Amy Lonetree will present at the Indigenous Arts in
Transition Seminar on Tuesday, December 10, at 6 pm. Her talk is entitled “Studio Portraits and Tourist
Images: Writing a History of the Ho-Chunk Nation Through the Visual Archive, 1879–1960.”
Engaging
with the 2019–20 Bard Graduate Center theme “Whose
Story?” Lonetree’s talk
considers the challenging, complicated, and inspiring process of writing a history
with and for her community, the Ho-Chunk Nation. The project examines the
intersections of photographic images, family history, tourism, and Ho-Chunk
survivance through an examination of two extraordinary photographic collections
housed at the Wisconsin Historical Society:
the Charles Van Schaick Collection and the Henry Hamilton (H.H.) Bennett
Collection. Both collections include visual materials that document,
represent, and convey a deep history of Ho-Chunk resilience and survival, along
with the ongoing legacies of settler colonialism. This talk will address the
importance of employing decolonizing methodological strategies when analyzing
these sources. Particular attention is given to privileging the perspectives of
the Indigenous people captured in the frame and the ongoing meaning that this
visual archive has to our understanding of Ho-Chunk identity, issues of
representation, modern labor, and survivance.
Lonetree will also consider the diversity of Indigenous
peoples’ affective responses to these historic images through an analysis of her
own engagement with family images in the visual archive.

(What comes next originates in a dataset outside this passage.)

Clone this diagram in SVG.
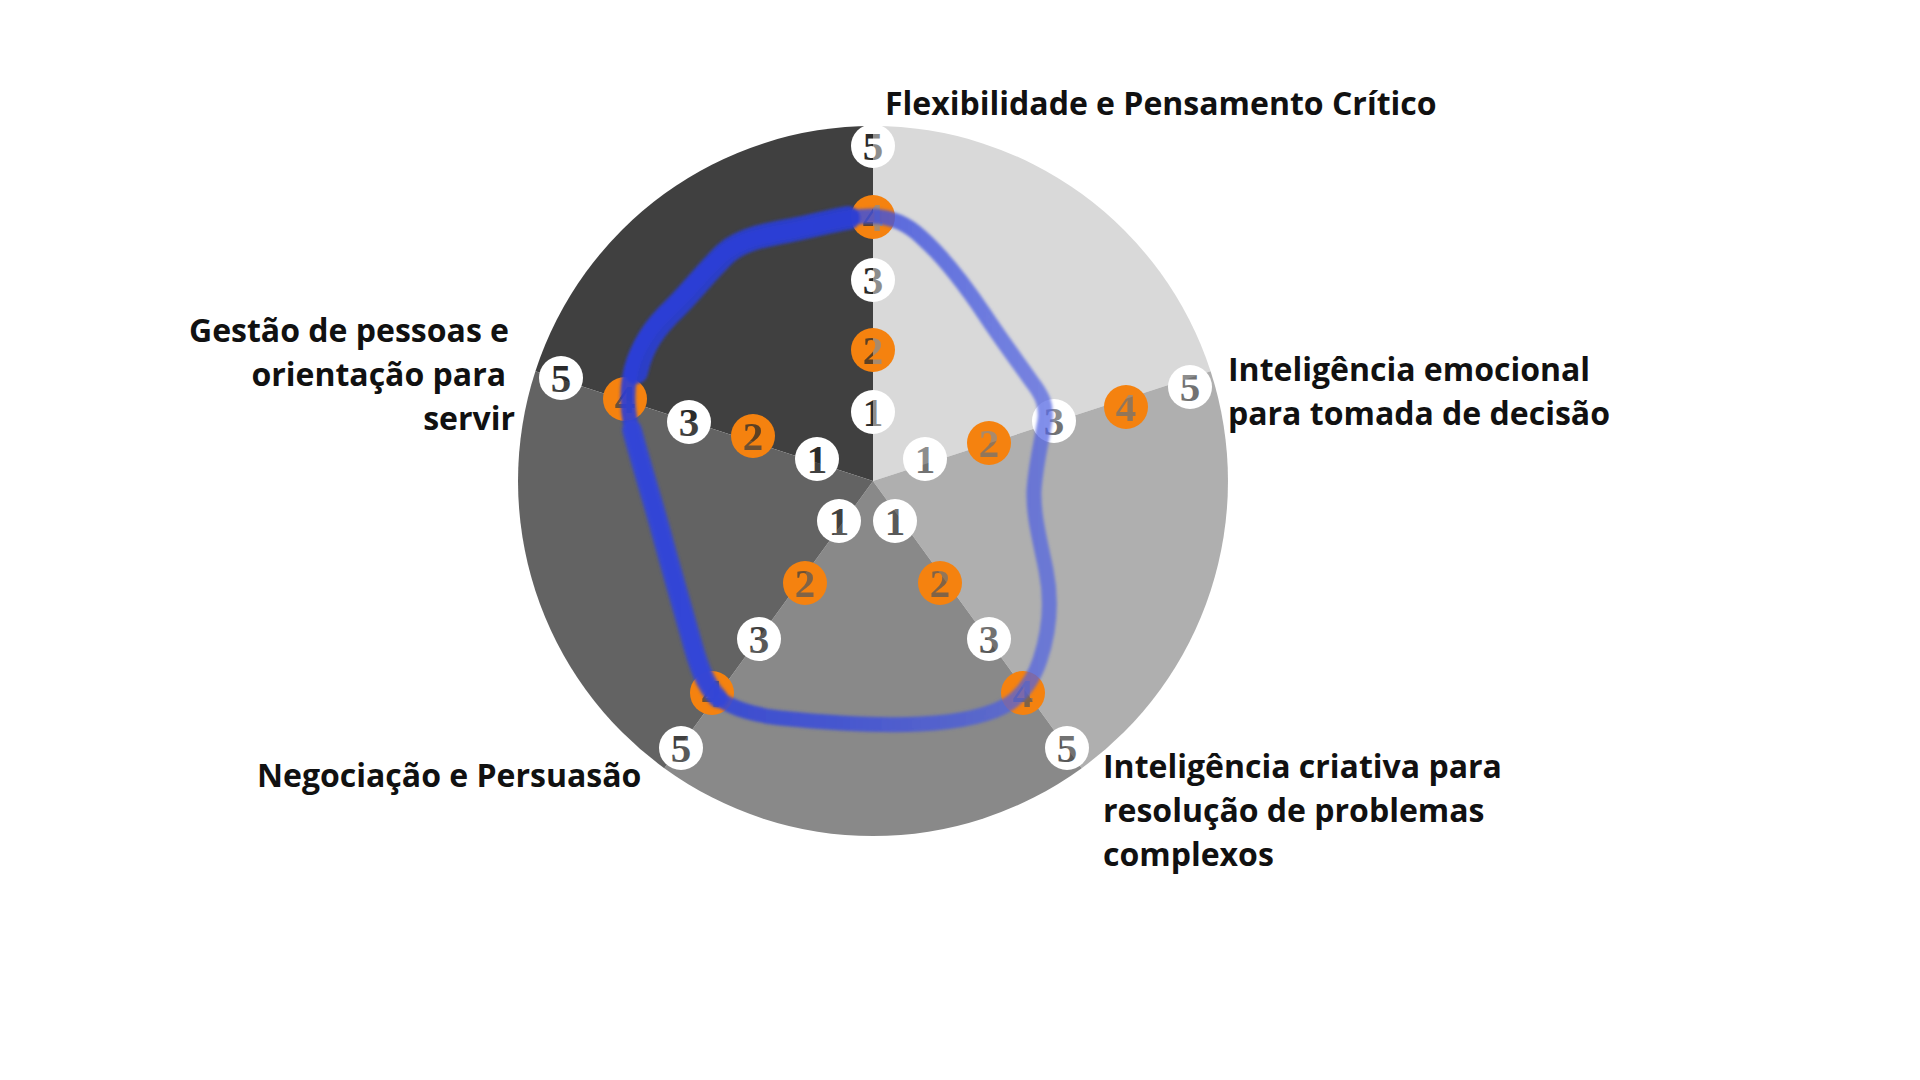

Amy Lonetree (Ho-Chunk) is an Associate Professor of
History at the University of California, Santa Cruz. She received her PhD in
Ethnic Studies from the University of California, Berkeley, and her scholarly
research focuses on Indigenous history, visual culture studies, and museum
studies. Her publications include, Decolonizing
Museums: Representing Native America in National and Tribal Museums (2012);
a co-edited book with Amanda J. Cobb, The
National Museum of the American Indian: Critical Conversations (2008); and a co-authored volume, People of the Big Voice: Photographs of
Ho-Chunk Families by Charles Van Schaick, 1879–1942 (2011).